Le ultime due sale sono dedicate alla Fondazione creata, su suggerimento di Braque e Le'ger, per superare con un atto creativo, un centro per l'arte contemporanea, la tragedia della perdita del giovanissimo figlio, Bernard. Sono esposte 17 fotografie che testimoniano delle varie fasi dei lavori e dell'inaugurazione, come delle NUITS DE LA FONDATION MAEGHT animate da presenze di star internazionali della musica e della danza, un bozzetto dell'Uccello Luce e nove  dell'Arco della Fondazione, sempre del catalano.
In chiusura, sospesi al soffitto i 3 SOLI GIALLI di Calder, il CANE di Giacometti, pronto a seguirci, tanto e' vibrante nel movimento, e naturale l'attitudine ad annusare; GLI UCCELLI NERI di Braque, emozionanti con il loro contrasto di nero ed azzurro; di fronte: LA FATICOSA MARCIA... di Miro', DONNA IN PIEDI ed UOMO CHE CAMMINA I (Giacometti), ai lati dell'uscita.
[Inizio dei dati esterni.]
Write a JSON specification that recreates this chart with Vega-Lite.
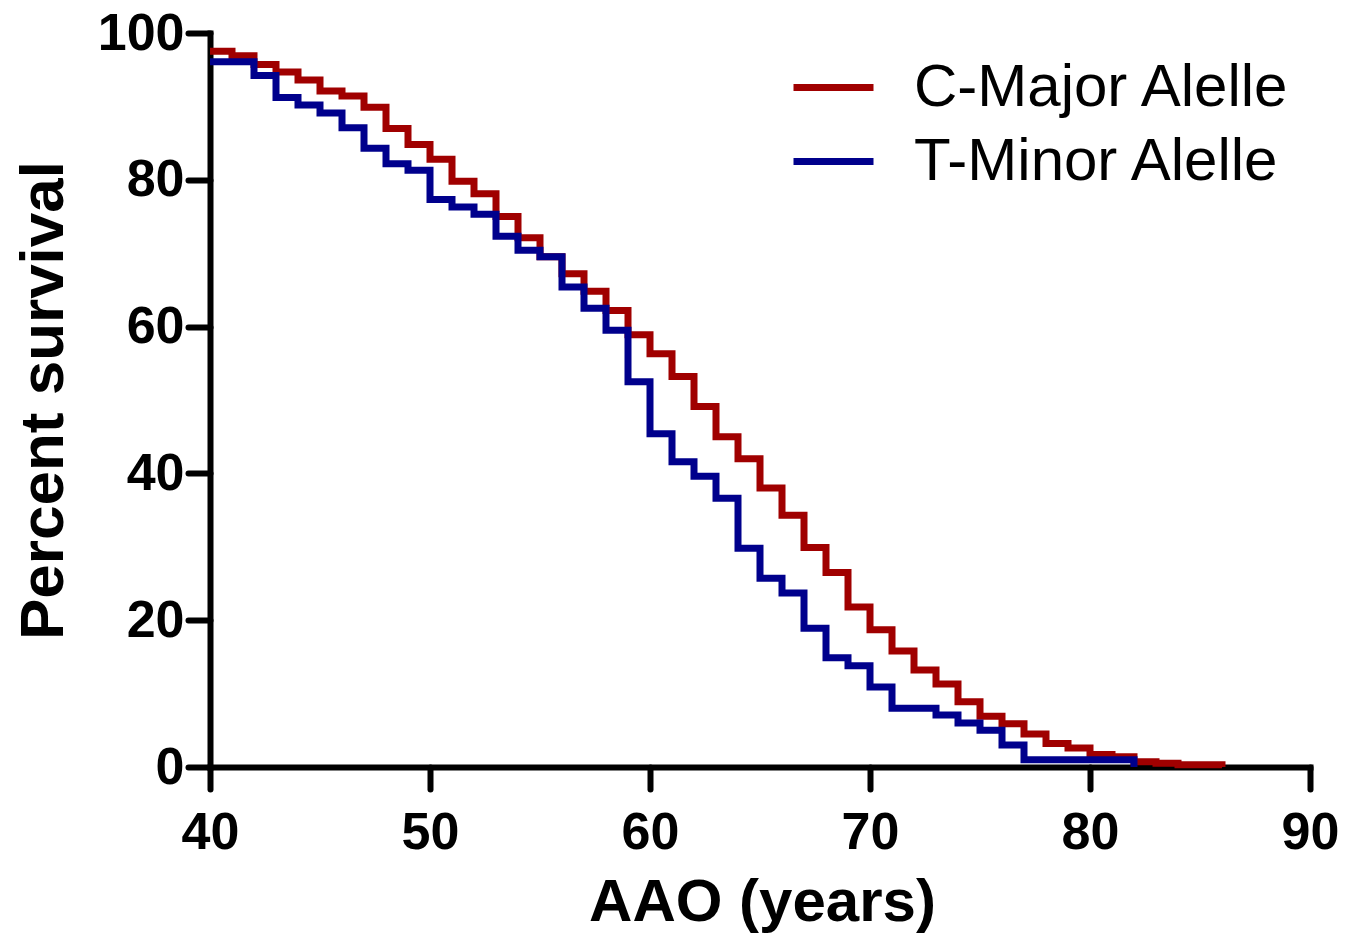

Una manifestazione pienamente riuscita, che merita di essere fruita in tutta tranquillita', per godere del profondo respiro di opere notevoli come qualita', ed accostate con attenzione in modo che si valorizzino vicendevolmente.
Si ritrova, in queste sale, l'atmosfera della Fondazione, il profumo dell' 'arrière pays' della Costa Azzurra il Mistral che soffia in mezzo ai pini! FERRARA ARTE ha pubblicato un documentatissimo catalogo.